> _Data records_
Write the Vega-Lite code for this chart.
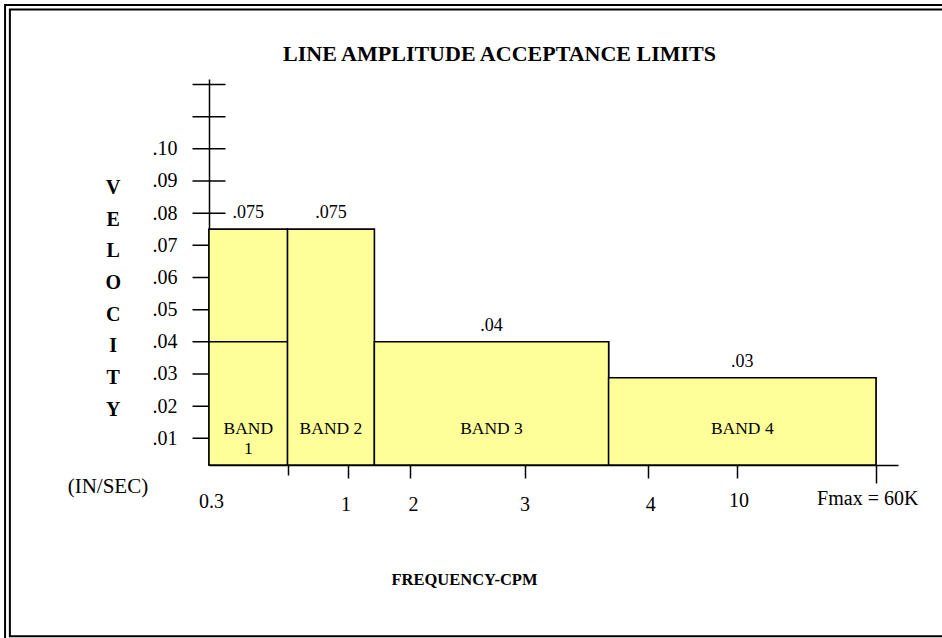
{
  "$schema": "https://vega.github.io/schema/vega-lite/v6.json",
  "width": 689,
  "height": 386,
  "autosize": {"type": "none"},
  "padding": {"left": 209, "top": 79, "right": 44, "bottom": 173},
  "background": "white",
  "config": {"view": {"stroke": null}, "font": "Liberation Serif", "text": {"font": "Liberation Serif", "color": "black"}},
  "title": {"text": "LINE AMPLITUDE ACCEPTANCE LIMITS", "font": "Liberation Serif", "fontSize": 22, "fontWeight": "bold", "color": "black", "anchor": "middle", "frame": "group", "dx": -54, "offset": -62},
  "datasets": {
    "bands": [
      {"band": "BAND\n1", "start": 0, "end": 11.4, "limit": 0.075, "limitLabel": ".075", "split": 0.04},
      {"band": "BAND 2", "start": 11.4, "end": 24.0, "limit": 0.075, "limitLabel": ".075"},
      {"band": "BAND 3", "start": 24.0, "end": 58.0, "limit": 0.04, "limitLabel": ".04"},
      {"band": "BAND 4", "start": 58.0, "end": 96.8, "limit": 0.0288, "limitLabel": ".03"}
    ],
    "yticks": [
      {"v": 0.01}, {"v": 0.02}, {"v": 0.03}, {"v": 0.04}, {"v": 0.05}, {"v": 0.06},
      {"v": 0.07}, {"v": 0.08}, {"v": 0.09}, {"v": 0.10}, {"v": 0.11}, {"v": 0.12}
    ],
    "unit": [{"caption": "(IN/SEC)"}]
  },
  "layer": [
    {
      "data": {"name": "bands"},
      "mark": {"type": "rect", "fill": "#FFFF99", "stroke": "black", "strokeWidth": 1.5},
      "encoding": {
        "x": {
          "field": "start", "type": "quantitative",
          "scale": {"domain": [0, 100], "nice": false, "zero": false},
          "axis": {
            "title": "FREQUENCY-CPM",
            "titleX": 255, "titleY": 119, "titleAlign": "center", "titleBaseline": "alphabetic",
            "titleFont": "Liberation Serif", "titleFontSize": 16.5, "titleFontWeight": "bold", "titleColor": "black",
            "values": [0, 11.4, 20.2, 29.2, 45.8, 63.7, 76.7, 96.8],
            "labelExpr": "datum.value < 5 ? '0.3' : datum.value < 15 ? '' : datum.value < 25 ? '1' : datum.value < 35 ? '2' : datum.value < 50 ? '3' : datum.value < 70 ? '4' : datum.value < 85 ? '10' : 'Fmax = 60K'",
            "labelFont": "Liberation Serif", "labelFontSize": 20, "labelColor": "black",
            "labelAngle": 0, "labelBaseline": "top", "labelAlign": "center",
            "labelOverlap": false, "labelFlush": false, "labelBound": false,
            "tickSize": {"expr": "datum.value < 5 ? 0 : datum.value < 15 ? 10 : datum.value > 90 ? 18 : 13"},
            "labelPadding": {"expr": "datum.value < 5 ? 26 : datum.value < 50 ? 16 : datum.value < 70 ? 16 : datum.value < 85 ? 12 : 5.5"},
            "labelOffset": {"expr": "datum.value < 5 ? 2 : datum.value < 25 ? -2.6 : datum.value < 35 ? 2.7 : datum.value < 50 ? 0 : datum.value < 70 ? 2.3 : datum.value < 85 ? 1 : -8.7"},
            "tickColor": "black", "tickWidth": 1.5,
            "domainColor": "black", "domainWidth": 1.5, "grid": false
          }
        },
        "x2": {"field": "end"},
        "y": {
          "field": "limit", "type": "quantitative",
          "scale": {"domain": [0.0017, 0.1217], "nice": false, "zero": false},
          "axis": {
            "title": ["V", "E", "L", "O", "C", "I", "T", "Y"],
            "titleAngle": 0, "titleX": -96.3, "titleY": 98.5, "titleAlign": "center", "titleBaseline": "top",
            "titleFont": "Liberation Serif", "titleFontSize": 20, "titleFontWeight": "bold", "titleColor": "black",
            "titleLineHeight": 31.66,
            "values": [0.01, 0.02, 0.03, 0.04, 0.05, 0.06, 0.07, 0.08, 0.09, 0.10],
            "labelExpr": "replace(format(datum.value, '.2f'), '0.', '.')",
            "labelFont": "Liberation Serif", "labelFontSize": 20, "labelColor": "black",
            "labelPadding": 32, "ticks": false, "labelOverlap": false, "labelFlush": false, "labelBound": false,
            "domainColor": "black", "domainWidth": 1.5, "grid": false
          }
        },
        "y2": {"datum": 0.0017}
      }
    },
    {
      "data": {"name": "unit"},
      "mark": {"type": "rect", "filled": false, "stroke": "black", "strokeWidth": 2, "clip": false},
      "encoding": {
        "x": {"datum": -29.6, "type": "quantitative"},
        "x2": {"datum": 110},
        "y": {"datum": 0.1447, "type": "quantitative"},
        "y2": {"datum": -0.0530}
      }
    },
    {
      "data": {"name": "unit"},
      "mark": {"type": "rect", "filled": false, "stroke": "black", "strokeWidth": 2, "clip": false},
      "encoding": {
        "x": {"datum": -28.9, "type": "quantitative"},
        "x2": {"datum": 110},
        "y": {"datum": 0.1433, "type": "quantitative"},
        "y2": {"datum": -0.0515}
      }
    },
    {
      "data": {"name": "yticks"},
      "mark": {"type": "tick", "orient": "horizontal", "size": 33, "thickness": 1.5, "color": "black", "opacity": 1, "clip": false},
      "encoding": {
        "x": {"datum": 0, "type": "quantitative"},
        "y": {"field": "v", "type": "quantitative"}
      }
    },
    {
      "data": {"name": "bands"},
      "mark": {"type": "rect", "fill": "#FFFF99", "stroke": "black", "strokeWidth": 1.5},
      "encoding": {
        "x": {"field": "start", "type": "quantitative"},
        "x2": {"field": "end"},
        "y": {"field": "limit", "type": "quantitative"},
        "y2": {"datum": 0.0017}
      }
    },
    {
      "data": {"name": "bands"},
      "transform": [{"filter": "isValid(datum.split)"}],
      "mark": {"type": "rule", "color": "black", "strokeWidth": 1.5},
      "encoding": {
        "x": {"field": "start", "type": "quantitative"},
        "x2": {"field": "end"},
        "y": {"field": "split", "type": "quantitative"}
      }
    },
    {
      "data": {"name": "bands"},
      "transform": [{"calculate": "(datum.start + datum.end) / 2", "as": "mid"}],
      "mark": {"type": "text", "fontSize": 18, "baseline": "middle", "dy": -16, "color": "black", "clip": false},
      "encoding": {
        "x": {"field": "mid", "type": "quantitative"},
        "y": {"field": "limit", "type": "quantitative"},
        "text": {"field": "limitLabel"}
      }
    },
    {
      "data": {"name": "bands"},
      "transform": [{"calculate": "(datum.start + datum.end) / 2", "as": "mid"}],
      "mark": {"type": "text", "fontSize": 17.5, "baseline": "top", "lineBreak": "\n", "lineHeight": 20.6, "color": "black"},
      "encoding": {
        "x": {"field": "mid", "type": "quantitative"},
        "y": {"datum": 0.0158, "type": "quantitative"},
        "text": {"field": "band"}
      }
    },
    {
      "data": {"name": "unit"},
      "mark": {"type": "text", "fontSize": 21, "baseline": "alphabetic", "align": "center", "color": "black", "clip": false},
      "encoding": {
        "x": {"datum": -14.67, "type": "quantitative"},
        "y": {"datum": -0.0070, "type": "quantitative"},
        "text": {"field": "caption"}
      }
    }
  ]
}
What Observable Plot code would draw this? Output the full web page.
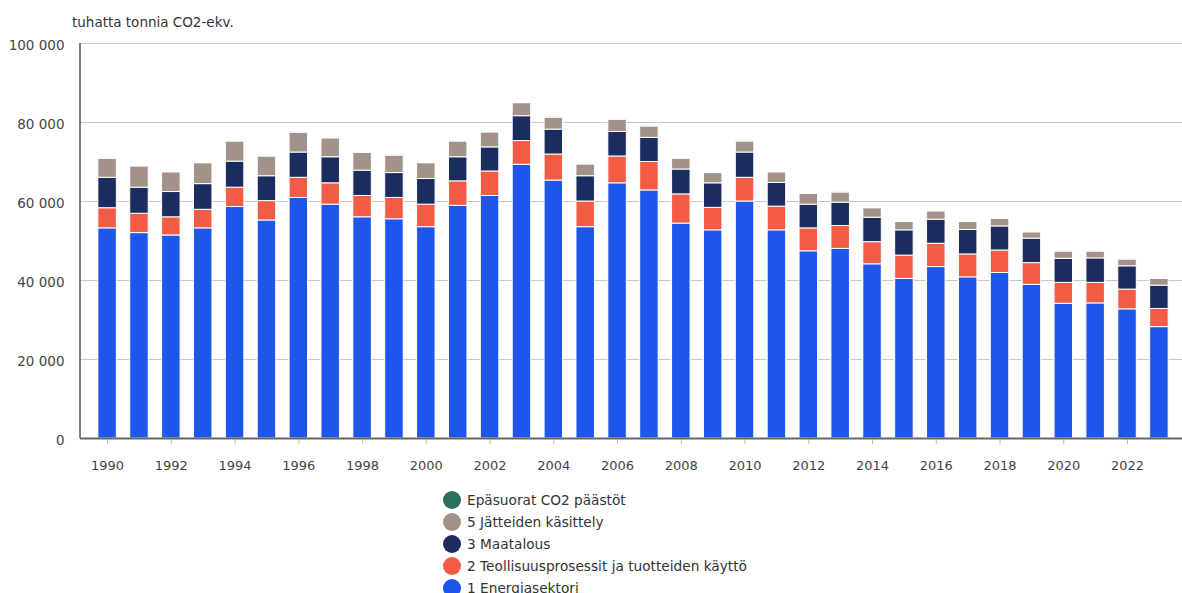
<!DOCTYPE html>
<html>
<head>
<meta charset="utf-8">
<script src="https://cdn.jsdelivr.net/npm/d3@7"></script>
<script src="https://cdn.jsdelivr.net/npm/@observablehq/plot@0.6"></script>
<style>
  html, body { margin: 0; padding: 0; background: #fff; }
  body { width: 1182px; height: 593px; position: relative; overflow: hidden; font-family: "DejaVu Sans", sans-serif; color: #333; }
  #title { position: absolute; left: 72px; top: 14px; font-size: 13.5px; line-height: 16px; color: #333; }
  #chart { position: absolute; left: 0; top: 30px; }
  #legend { position: absolute; left: 443px; top: 489px; font-size: 13.7px; color: #333; }
  .row { display: flex; align-items: center; height: 22px; }
  .dot { width: 18px; height: 18px; border-radius: 50%; margin-right: 6px; flex: none; }
</style>
</head>
<body>
<div id="title">tuhatta tonnia CO2-ekv.</div>
<div id="chart"></div>
<div id="legend"></div>
<script>
const years = [1990,1991,1992,1993,1994,1995,1996,1997,1998,1999,2000,2001,2002,2003,2004,2005,2006,2007,2008,2009,2010,2011,2012,2013,2014,2015,2016,2017,2018,2019,2020,2021,2022,2023];
const sectors = ["1 Energiasektori", "2 Teollisuusprosessit ja tuotteiden käyttö", "3 Maatalous", "5 Jätteiden käsittely", "Epäsuorat CO2 päästöt"];
const colors = ["#1E56EC", "#F25C45", "#1B2D5E", "#A39289", "#2A7062"];
const energia    = [53200,52000,51400,53200,58600,55200,60900,59200,56000,55500,53500,58900,61400,69300,65300,53500,64600,62800,54400,52700,60000,52700,47400,48000,44100,40400,43400,40800,41900,38900,34100,34200,32700,28200];
const teollisuus = [5100,4900,4600,4700,4900,4900,5100,5400,5400,5400,5700,6200,6200,6000,6600,6500,6800,7200,7400,5700,6000,6000,5800,5800,5600,5900,5900,5800,5700,5500,5300,5200,5000,4600];
const maatalous  = [7700,6600,6400,6500,6600,6300,6400,6600,6400,6300,6500,6100,6100,6300,6300,6400,6200,6100,6300,6200,6400,6000,6000,5900,6200,6400,6100,6200,6100,6200,6100,6200,5900,5900];
const jatteet    = [4800,5400,5000,5300,5100,5000,5000,4800,4500,4400,4000,4000,3800,3300,3000,3000,3100,2900,2700,2600,2800,2700,2700,2600,2400,2100,2100,2000,1900,1600,1800,1700,1700,1700];
const epasuorat  = [120,110,110,110,110,100,100,100,100,100,90,90,90,90,90,80,80,80,80,70,70,70,70,60,60,60,60,60,60,50,50,50,50,50];
const yTicks = [0, 20000, 40000, 60000, 80000, 100000];
const xTicks = [1990,1992,1994,1996,1998,2000,2002,2004,2006,2008,2010,2012,2014,2016,2018,2020,2022];

const series = [energia, teollisuus, maatalous, jatteet, epasuorat];
const data = [];
years.forEach((yr, i) => {
  sectors.forEach((s, k) => data.push({year: yr, sector: s, value: series[k][i]}));
});

const fmt = d => d3.format(",")(d).replace(/,/g, " ");

const plot = Plot.plot({
  width: 1182,
  height: 448,
  marginTop: 13,
  marginBottom: 40,
  marginLeft: 80,
  marginRight: 0,
  style: {fontFamily: "DejaVu Sans, sans-serif", fontSize: "13px", color: "#333", background: "transparent"},
  x: {type: "band", domain: years, range: [80, 1186], paddingInner: 0.42, paddingOuter: 0.56, round: false, axis: null, label: null},
  y: {domain: [0, 100000], axis: null, label: null},
  color: {domain: sectors, range: colors},
  marks: [
    Plot.gridY(yTicks.filter(d => d > 0), {stroke: "#c8c8c8", strokeOpacity: 1, strokeWidth: 1.2}),
    Plot.barY(data, {x: "year", y: "value", fill: "sector", stroke: "white", strokeWidth: 1, order: sectors}),
    Plot.axisY(yTicks, {tickSize: 0, tickPadding: 16, tickFormat: fmt, fill: "#444", fontSize: 13.5, dy: 2, label: null}),
    Plot.axisX(xTicks, {tickSize: 6, tickPadding: 16, tickFormat: d => String(d), stroke: "#bbb", fill: "#444", fontSize: 13, label: null}),
    Plot.ruleY([0], {stroke: "#666", strokeWidth: 2})
  ]
});

// left axis line, placed from the scales
const xs = plot.scale("x"), ys = plot.scale("y");
d3.select(plot).append("line")
  .attr("x1", xs.range[0]).attr("x2", xs.range[0])
  .attr("y1", ys.apply(0)).attr("y2", ys.apply(100000))
  .attr("stroke", "#555").attr("stroke-width", 1.5);

document.getElementById("chart").appendChild(plot);

const legend = document.getElementById("legend");
[...sectors].reverse().forEach(s => {
  const row = document.createElement("div");
  row.className = "row";
  const dot = document.createElement("span");
  dot.className = "dot";
  dot.style.background = colors[sectors.indexOf(s)];
  const label = document.createElement("span");
  label.textContent = s;
  row.appendChild(dot); row.appendChild(label);
  legend.appendChild(row);
});
</script>
</body>
</html>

> _Exercise brief_
Show, from the material above, each line that includes the string "this".

> _Problem solution_
Write the Vega-Lite code for this chart.
What Observable Plot code would draw this? Output the full web page.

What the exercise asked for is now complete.